→ **SOURCE DATA**

┄┄┄┄┄┄┄┄┄┄

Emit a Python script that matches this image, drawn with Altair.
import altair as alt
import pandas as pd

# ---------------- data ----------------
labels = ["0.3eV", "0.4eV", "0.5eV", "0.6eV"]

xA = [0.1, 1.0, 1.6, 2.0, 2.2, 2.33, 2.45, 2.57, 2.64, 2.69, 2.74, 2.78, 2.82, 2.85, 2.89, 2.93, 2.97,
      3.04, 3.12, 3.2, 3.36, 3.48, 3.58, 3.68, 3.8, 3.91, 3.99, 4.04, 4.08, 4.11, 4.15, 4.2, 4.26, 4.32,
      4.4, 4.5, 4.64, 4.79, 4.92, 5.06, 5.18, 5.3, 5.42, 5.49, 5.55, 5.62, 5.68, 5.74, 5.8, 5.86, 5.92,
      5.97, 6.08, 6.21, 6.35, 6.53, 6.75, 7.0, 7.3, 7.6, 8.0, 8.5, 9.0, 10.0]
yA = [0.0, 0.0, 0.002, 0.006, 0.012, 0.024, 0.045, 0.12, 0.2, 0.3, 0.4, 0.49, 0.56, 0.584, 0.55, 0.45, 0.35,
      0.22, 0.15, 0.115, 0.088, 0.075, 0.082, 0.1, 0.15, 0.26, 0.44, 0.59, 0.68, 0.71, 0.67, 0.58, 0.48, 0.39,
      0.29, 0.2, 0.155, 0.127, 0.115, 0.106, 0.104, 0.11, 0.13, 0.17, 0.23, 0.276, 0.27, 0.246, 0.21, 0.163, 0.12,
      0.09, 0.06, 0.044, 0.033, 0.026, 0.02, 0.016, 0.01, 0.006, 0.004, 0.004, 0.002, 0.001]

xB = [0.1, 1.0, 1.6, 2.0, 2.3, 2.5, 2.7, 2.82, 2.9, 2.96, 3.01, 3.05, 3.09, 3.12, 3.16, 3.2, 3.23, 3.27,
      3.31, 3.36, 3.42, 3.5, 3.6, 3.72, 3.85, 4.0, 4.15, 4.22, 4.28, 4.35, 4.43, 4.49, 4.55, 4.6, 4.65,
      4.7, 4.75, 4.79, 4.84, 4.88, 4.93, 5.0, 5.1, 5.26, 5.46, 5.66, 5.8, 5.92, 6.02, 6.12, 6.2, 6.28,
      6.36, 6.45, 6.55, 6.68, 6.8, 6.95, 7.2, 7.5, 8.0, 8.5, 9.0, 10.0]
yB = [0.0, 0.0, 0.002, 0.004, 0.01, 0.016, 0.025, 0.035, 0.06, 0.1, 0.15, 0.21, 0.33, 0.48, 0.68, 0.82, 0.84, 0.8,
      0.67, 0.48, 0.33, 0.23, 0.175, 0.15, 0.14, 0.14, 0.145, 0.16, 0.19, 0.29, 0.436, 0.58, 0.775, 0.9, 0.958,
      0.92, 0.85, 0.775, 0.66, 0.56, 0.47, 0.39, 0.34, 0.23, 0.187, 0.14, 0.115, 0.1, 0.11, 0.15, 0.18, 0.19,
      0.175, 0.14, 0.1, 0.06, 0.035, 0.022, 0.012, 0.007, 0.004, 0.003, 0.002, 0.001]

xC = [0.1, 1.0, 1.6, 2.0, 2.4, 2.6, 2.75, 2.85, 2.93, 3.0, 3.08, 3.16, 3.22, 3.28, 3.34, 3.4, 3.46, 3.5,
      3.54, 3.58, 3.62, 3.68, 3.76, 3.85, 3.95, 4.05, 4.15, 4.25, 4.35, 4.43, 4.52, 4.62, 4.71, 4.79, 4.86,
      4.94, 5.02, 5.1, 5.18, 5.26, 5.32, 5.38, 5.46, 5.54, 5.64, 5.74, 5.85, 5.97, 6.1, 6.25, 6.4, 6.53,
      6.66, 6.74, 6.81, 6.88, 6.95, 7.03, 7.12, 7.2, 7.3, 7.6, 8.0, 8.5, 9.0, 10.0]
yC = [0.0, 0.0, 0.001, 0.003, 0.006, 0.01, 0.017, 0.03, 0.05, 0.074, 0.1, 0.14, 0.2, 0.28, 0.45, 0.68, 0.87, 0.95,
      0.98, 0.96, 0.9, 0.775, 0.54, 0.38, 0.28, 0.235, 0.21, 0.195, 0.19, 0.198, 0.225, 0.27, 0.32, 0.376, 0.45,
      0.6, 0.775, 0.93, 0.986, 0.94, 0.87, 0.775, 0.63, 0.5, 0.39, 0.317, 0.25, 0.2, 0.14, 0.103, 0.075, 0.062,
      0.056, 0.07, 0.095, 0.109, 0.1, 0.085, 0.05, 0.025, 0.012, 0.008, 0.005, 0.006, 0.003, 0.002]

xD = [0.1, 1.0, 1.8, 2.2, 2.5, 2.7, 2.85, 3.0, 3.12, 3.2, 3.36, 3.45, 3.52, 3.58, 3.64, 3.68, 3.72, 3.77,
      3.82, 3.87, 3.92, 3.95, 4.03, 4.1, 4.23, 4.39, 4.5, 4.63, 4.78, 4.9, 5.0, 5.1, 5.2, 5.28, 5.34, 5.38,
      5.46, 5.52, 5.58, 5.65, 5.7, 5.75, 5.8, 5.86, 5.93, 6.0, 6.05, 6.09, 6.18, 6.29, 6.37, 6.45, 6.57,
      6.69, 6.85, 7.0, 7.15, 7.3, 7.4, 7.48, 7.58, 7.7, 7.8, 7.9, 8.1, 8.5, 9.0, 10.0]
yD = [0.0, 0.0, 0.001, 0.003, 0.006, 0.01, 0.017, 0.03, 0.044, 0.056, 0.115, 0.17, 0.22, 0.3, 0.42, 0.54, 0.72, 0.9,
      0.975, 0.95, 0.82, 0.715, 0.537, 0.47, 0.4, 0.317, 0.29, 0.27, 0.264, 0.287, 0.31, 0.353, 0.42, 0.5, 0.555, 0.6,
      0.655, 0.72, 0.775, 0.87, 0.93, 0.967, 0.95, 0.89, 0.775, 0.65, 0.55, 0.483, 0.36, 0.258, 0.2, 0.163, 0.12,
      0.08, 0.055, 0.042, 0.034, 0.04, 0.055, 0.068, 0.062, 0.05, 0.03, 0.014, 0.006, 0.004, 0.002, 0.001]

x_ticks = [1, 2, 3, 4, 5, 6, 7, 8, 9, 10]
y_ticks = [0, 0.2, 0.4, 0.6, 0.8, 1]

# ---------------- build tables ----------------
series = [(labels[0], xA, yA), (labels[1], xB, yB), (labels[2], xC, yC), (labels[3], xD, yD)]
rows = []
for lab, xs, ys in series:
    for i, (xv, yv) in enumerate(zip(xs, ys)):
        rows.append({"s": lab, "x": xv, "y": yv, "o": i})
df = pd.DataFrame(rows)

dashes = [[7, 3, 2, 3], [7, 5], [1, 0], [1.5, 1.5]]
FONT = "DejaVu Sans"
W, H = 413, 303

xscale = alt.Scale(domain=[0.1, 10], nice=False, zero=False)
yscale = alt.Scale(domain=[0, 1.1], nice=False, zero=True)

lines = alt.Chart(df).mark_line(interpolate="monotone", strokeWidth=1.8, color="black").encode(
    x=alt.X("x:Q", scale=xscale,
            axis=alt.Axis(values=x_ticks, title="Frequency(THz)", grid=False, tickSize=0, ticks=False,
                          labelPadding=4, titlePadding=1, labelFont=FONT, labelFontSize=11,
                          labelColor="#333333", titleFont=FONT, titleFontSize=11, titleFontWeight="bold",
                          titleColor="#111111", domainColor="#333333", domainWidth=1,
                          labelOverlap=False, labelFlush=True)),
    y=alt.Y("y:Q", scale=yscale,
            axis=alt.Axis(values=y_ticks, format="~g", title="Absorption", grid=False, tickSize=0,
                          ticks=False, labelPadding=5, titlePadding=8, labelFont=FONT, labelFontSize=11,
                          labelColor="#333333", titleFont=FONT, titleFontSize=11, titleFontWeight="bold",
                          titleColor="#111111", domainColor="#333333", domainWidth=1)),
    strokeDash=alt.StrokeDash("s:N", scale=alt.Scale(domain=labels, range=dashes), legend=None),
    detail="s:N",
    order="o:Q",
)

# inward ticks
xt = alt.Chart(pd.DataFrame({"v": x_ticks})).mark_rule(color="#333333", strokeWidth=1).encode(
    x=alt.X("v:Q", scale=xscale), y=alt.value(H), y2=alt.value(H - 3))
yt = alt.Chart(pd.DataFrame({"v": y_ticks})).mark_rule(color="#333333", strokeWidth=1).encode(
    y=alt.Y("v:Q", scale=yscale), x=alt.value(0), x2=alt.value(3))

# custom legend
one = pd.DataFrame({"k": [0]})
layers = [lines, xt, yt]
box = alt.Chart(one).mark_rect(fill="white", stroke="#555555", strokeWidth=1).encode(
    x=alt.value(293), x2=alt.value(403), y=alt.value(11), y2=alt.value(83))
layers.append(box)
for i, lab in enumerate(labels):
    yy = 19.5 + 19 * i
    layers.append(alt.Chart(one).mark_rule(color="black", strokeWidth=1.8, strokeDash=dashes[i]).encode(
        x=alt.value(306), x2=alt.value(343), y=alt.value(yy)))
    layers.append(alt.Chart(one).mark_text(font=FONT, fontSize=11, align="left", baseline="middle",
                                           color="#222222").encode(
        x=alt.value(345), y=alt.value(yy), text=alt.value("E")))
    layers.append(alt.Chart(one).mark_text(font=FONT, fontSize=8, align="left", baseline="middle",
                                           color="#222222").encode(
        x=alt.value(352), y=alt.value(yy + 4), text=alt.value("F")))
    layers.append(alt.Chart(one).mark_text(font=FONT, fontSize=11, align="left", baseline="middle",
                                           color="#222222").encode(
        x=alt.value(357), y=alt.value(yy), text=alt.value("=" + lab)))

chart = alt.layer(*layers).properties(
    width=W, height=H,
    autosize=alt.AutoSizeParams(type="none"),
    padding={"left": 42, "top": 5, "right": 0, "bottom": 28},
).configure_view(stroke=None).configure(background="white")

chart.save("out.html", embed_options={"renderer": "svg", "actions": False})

┄┄┄┄┄┄┄┄┄┄

→ **TASK OBJECTIVE**
Print only the lines that run from the start of the listing to the line bearing "0.004, 0.004, 0.002, 0.001]"; please keep the first line and that last one, exactly as they appear.

→ **CORRECT ANSWER**
Emit a Python script that matches this image, drawn with Altair.
import altair as alt
import pandas as pd

# ---------------- data ----------------
labels = ["0.3eV", "0.4eV", "0.5eV", "0.6eV"]

xA = [0.1, 1.0, 1.6, 2.0, 2.2, 2.33, 2.45, 2.57, 2.64, 2.69, 2.74, 2.78, 2.82, 2.85, 2.89, 2.93, 2.97,
      3.04, 3.12, 3.2, 3.36, 3.48, 3.58, 3.68, 3.8, 3.91, 3.99, 4.04, 4.08, 4.11, 4.15, 4.2, 4.26, 4.32,
      4.4, 4.5, 4.64, 4.79, 4.92, 5.06, 5.18, 5.3, 5.42, 5.49, 5.55, 5.62, 5.68, 5.74, 5.8, 5.86, 5.92,
      5.97, 6.08, 6.21, 6.35, 6.53, 6.75, 7.0, 7.3, 7.6, 8.0, 8.5, 9.0, 10.0]
yA = [0.0, 0.0, 0.002, 0.006, 0.012, 0.024, 0.045, 0.12, 0.2, 0.3, 0.4, 0.49, 0.56, 0.584, 0.55, 0.45, 0.35,
      0.22, 0.15, 0.115, 0.088, 0.075, 0.082, 0.1, 0.15, 0.26, 0.44, 0.59, 0.68, 0.71, 0.67, 0.58, 0.48, 0.39,
      0.29, 0.2, 0.155, 0.127, 0.115, 0.106, 0.104, 0.11, 0.13, 0.17, 0.23, 0.276, 0.27, 0.246, 0.21, 0.163, 0.12,
      0.09, 0.06, 0.044, 0.033, 0.026, 0.02, 0.016, 0.01, 0.006, 0.004, 0.004, 0.002, 0.001]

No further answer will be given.